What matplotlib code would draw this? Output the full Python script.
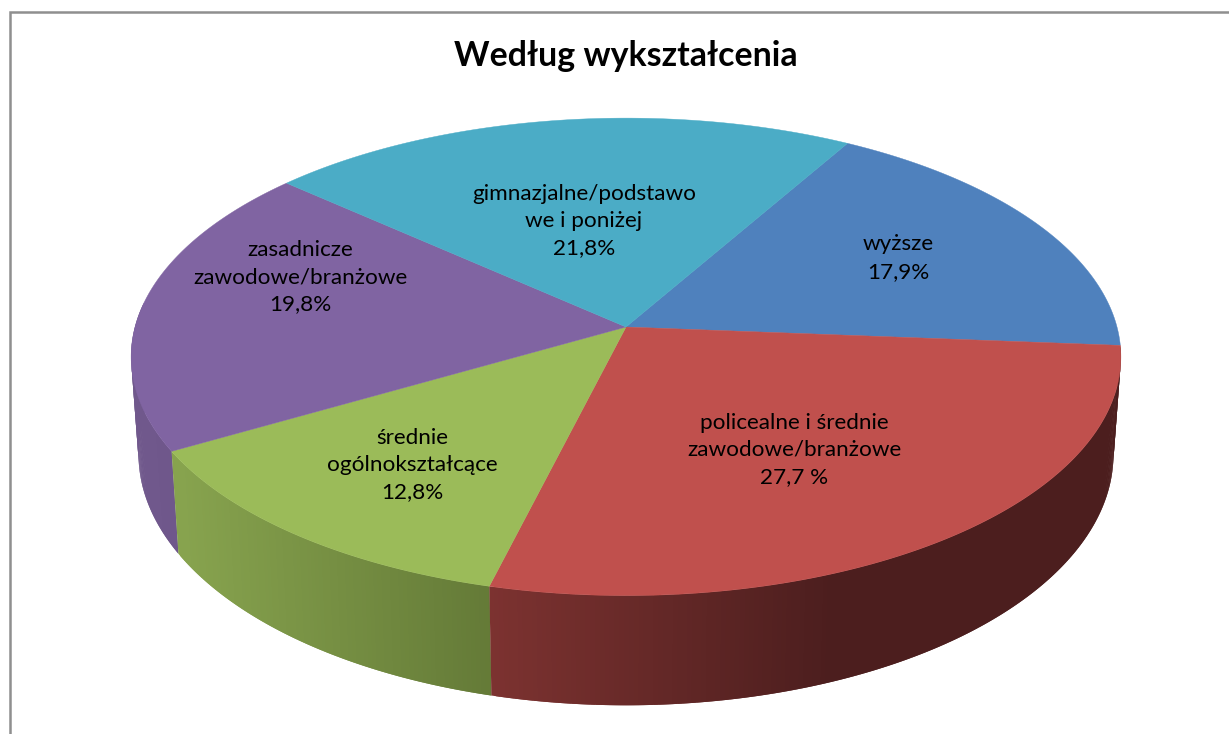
---
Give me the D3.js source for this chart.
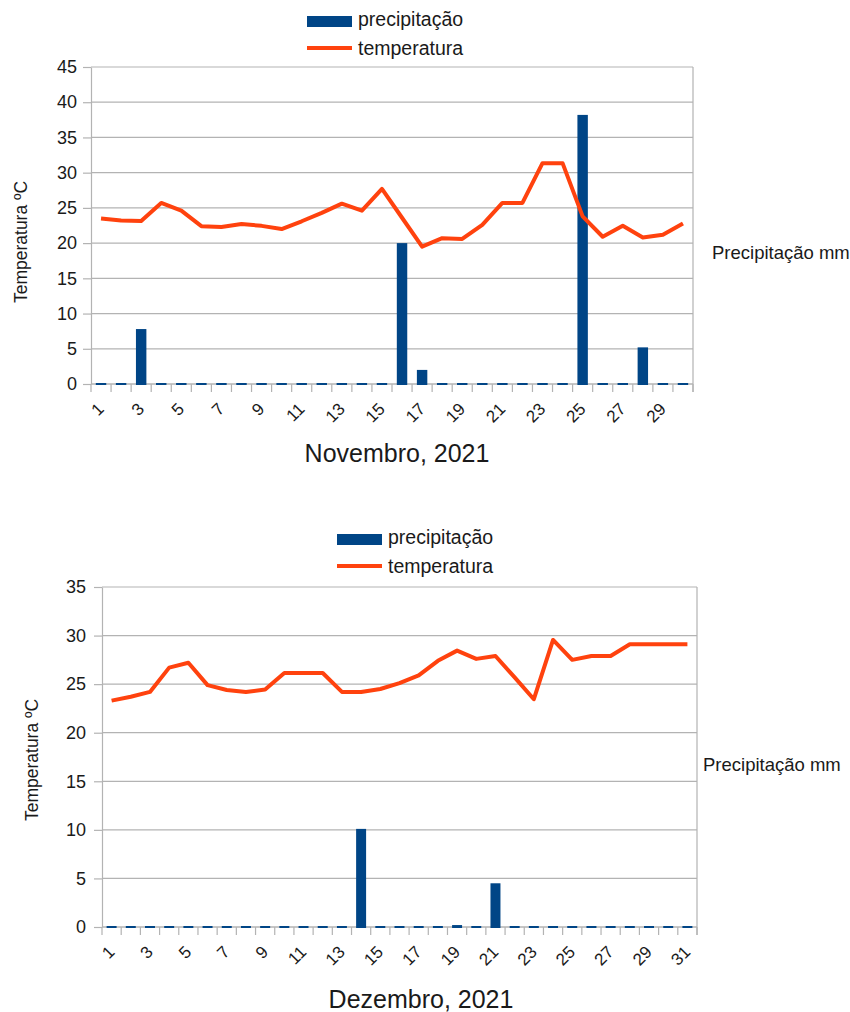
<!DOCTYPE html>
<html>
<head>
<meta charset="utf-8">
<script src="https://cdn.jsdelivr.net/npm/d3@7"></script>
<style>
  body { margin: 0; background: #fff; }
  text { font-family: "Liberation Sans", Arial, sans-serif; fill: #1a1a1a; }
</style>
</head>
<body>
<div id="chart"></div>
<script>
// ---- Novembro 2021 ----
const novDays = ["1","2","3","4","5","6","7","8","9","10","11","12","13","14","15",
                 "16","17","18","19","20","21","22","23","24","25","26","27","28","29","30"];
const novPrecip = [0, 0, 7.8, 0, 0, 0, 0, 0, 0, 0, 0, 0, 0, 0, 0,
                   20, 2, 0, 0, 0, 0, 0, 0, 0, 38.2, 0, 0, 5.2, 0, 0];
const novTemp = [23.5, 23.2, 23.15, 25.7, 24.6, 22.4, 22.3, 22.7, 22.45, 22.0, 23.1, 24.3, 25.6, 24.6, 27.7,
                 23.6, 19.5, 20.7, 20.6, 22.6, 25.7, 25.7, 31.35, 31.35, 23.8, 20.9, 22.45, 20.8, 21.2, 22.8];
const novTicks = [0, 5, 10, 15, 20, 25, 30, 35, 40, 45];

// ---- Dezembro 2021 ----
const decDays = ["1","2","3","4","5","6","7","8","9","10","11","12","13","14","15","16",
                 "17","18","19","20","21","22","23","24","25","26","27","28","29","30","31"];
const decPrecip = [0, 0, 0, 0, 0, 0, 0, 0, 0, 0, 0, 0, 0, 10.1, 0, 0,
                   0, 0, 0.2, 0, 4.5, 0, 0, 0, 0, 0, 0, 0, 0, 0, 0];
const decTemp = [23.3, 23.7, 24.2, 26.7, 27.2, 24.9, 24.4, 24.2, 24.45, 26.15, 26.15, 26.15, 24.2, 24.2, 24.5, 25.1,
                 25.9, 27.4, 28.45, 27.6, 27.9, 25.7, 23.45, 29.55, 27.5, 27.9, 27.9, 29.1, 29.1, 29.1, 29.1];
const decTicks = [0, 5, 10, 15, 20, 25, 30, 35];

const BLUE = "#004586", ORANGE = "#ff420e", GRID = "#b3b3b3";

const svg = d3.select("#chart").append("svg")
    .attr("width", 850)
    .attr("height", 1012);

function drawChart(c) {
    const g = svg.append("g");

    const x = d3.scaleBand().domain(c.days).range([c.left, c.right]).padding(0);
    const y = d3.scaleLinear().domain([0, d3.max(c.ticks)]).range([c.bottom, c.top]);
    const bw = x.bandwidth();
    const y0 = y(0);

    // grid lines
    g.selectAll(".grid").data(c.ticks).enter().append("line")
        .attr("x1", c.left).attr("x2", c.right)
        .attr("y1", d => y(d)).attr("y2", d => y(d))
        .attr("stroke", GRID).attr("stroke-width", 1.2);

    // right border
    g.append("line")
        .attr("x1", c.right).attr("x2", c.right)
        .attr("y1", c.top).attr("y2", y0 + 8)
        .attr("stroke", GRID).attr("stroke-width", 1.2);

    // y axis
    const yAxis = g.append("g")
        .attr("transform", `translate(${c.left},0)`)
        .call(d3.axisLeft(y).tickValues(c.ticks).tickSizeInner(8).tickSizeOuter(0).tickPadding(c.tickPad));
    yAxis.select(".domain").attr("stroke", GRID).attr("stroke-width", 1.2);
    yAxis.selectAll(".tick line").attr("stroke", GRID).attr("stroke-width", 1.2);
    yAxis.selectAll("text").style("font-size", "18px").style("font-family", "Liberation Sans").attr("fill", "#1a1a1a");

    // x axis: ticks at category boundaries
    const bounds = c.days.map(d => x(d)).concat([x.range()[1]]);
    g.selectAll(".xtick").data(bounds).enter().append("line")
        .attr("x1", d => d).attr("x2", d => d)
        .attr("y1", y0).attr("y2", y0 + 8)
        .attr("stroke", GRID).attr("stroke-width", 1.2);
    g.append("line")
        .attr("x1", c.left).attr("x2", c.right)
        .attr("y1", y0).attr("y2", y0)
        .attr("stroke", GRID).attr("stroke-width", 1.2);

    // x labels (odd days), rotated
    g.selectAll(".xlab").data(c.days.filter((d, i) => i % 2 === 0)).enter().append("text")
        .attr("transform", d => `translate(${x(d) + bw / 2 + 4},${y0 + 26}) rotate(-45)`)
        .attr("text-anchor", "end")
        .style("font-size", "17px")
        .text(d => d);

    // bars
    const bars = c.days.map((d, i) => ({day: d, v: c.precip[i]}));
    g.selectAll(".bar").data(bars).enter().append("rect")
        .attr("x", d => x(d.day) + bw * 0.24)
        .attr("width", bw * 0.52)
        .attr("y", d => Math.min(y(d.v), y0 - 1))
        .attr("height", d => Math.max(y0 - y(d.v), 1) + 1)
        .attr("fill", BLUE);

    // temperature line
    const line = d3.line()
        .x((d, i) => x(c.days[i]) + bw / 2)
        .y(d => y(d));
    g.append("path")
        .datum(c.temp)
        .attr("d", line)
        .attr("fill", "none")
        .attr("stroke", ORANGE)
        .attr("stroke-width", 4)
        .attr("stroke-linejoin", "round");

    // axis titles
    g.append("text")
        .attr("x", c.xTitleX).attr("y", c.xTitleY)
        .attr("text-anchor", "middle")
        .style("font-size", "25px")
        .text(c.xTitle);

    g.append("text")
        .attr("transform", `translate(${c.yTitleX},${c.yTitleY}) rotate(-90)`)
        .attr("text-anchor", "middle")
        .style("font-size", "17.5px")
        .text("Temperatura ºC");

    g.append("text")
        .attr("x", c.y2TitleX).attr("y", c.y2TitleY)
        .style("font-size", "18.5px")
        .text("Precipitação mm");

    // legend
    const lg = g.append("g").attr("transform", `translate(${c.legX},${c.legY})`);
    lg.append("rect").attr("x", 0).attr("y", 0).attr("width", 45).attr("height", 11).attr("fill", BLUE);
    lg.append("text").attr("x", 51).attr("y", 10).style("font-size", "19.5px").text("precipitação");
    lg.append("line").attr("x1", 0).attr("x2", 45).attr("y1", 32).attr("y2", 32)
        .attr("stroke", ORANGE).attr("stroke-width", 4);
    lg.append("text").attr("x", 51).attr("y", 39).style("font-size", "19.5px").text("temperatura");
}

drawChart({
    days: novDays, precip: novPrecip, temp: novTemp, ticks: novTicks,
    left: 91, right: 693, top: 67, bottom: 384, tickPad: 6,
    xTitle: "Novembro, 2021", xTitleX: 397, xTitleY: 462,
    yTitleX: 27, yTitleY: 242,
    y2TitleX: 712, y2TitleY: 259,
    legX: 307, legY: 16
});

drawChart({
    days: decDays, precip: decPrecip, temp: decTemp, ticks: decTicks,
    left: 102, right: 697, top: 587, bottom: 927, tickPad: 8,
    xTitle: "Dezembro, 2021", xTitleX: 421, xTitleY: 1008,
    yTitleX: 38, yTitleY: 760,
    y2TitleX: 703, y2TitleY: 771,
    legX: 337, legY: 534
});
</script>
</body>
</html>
...
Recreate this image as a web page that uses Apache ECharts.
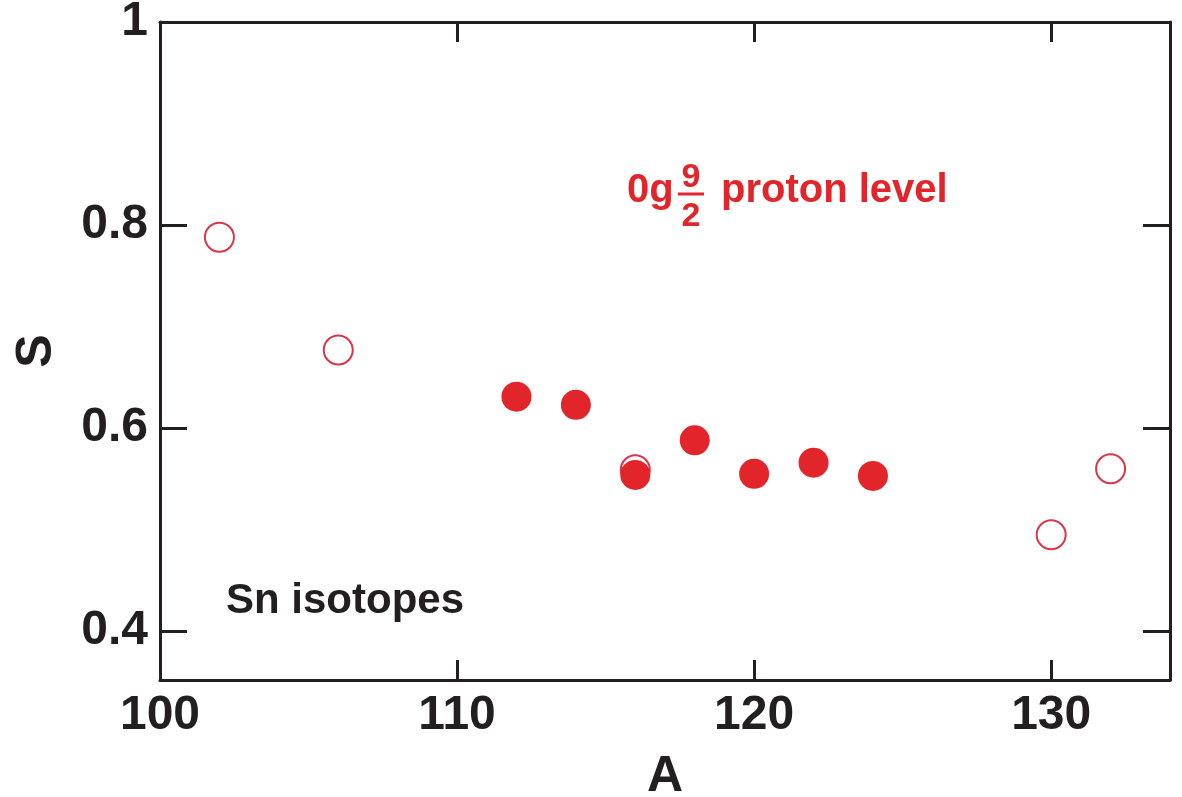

→ **Task directions**
Extract exactly the lines running from the line containing "Give me the D3.js source for this chart." to the line containing "const y0 = y(0);", with both end lines included and all pictures left out.

→ **Solution below**
Give me the D3.js source for this chart.
<!DOCTYPE html>
<html>
<head>
<meta charset="utf-8">
<script src="https://cdn.jsdelivr.net/npm/d3@7"></script>
<style>
  body { margin: 0; background: #fff; }
  text { font-family: "Liberation Sans", Arial, sans-serif; fill: #1a1a1a; }
</style>
</head>
<body>
<div id="chart"></div>
<script>
// ---- Novembro 2021 ----
const novDays = ["1","2","3","4","5","6","7","8","9","10","11","12","13","14","15",
                 "16","17","18","19","20","21","22","23","24","25","26","27","28","29","30"];
const novPrecip = [0, 0, 7.8, 0, 0, 0, 0, 0, 0, 0, 0, 0, 0, 0, 0,
                   20, 2, 0, 0, 0, 0, 0, 0, 0, 38.2, 0, 0, 5.2, 0, 0];
const novTemp = [23.5, 23.2, 23.15, 25.7, 24.6, 22.4, 22.3, 22.7, 22.45, 22.0, 23.1, 24.3, 25.6, 24.6, 27.7,
                 23.6, 19.5, 20.7, 20.6, 22.6, 25.7, 25.7, 31.35, 31.35, 23.8, 20.9, 22.45, 20.8, 21.2, 22.8];
const novTicks = [0, 5, 10, 15, 20, 25, 30, 35, 40, 45];

// ---- Dezembro 2021 ----
const decDays = ["1","2","3","4","5","6","7","8","9","10","11","12","13","14","15","16",
                 "17","18","19","20","21","22","23","24","25","26","27","28","29","30","31"];
const decPrecip = [0, 0, 0, 0, 0, 0, 0, 0, 0, 0, 0, 0, 0, 10.1, 0, 0,
                   0, 0, 0.2, 0, 4.5, 0, 0, 0, 0, 0, 0, 0, 0, 0, 0];
const decTemp = [23.3, 23.7, 24.2, 26.7, 27.2, 24.9, 24.4, 24.2, 24.45, 26.15, 26.15, 26.15, 24.2, 24.2, 24.5, 25.1,
                 25.9, 27.4, 28.45, 27.6, 27.9, 25.7, 23.45, 29.55, 27.5, 27.9, 27.9, 29.1, 29.1, 29.1, 29.1];
const decTicks = [0, 5, 10, 15, 20, 25, 30, 35];

const BLUE = "#004586", ORANGE = "#ff420e", GRID = "#b3b3b3";

const svg = d3.select("#chart").append("svg")
    .attr("width", 850)
    .attr("height", 1012);

function drawChart(c) {
    const g = svg.append("g");

    const x = d3.scaleBand().domain(c.days).range([c.left, c.right]).padding(0);
    const y = d3.scaleLinear().domain([0, d3.max(c.ticks)]).range([c.bottom, c.top]);
    const bw = x.bandwidth();
    const y0 = y(0);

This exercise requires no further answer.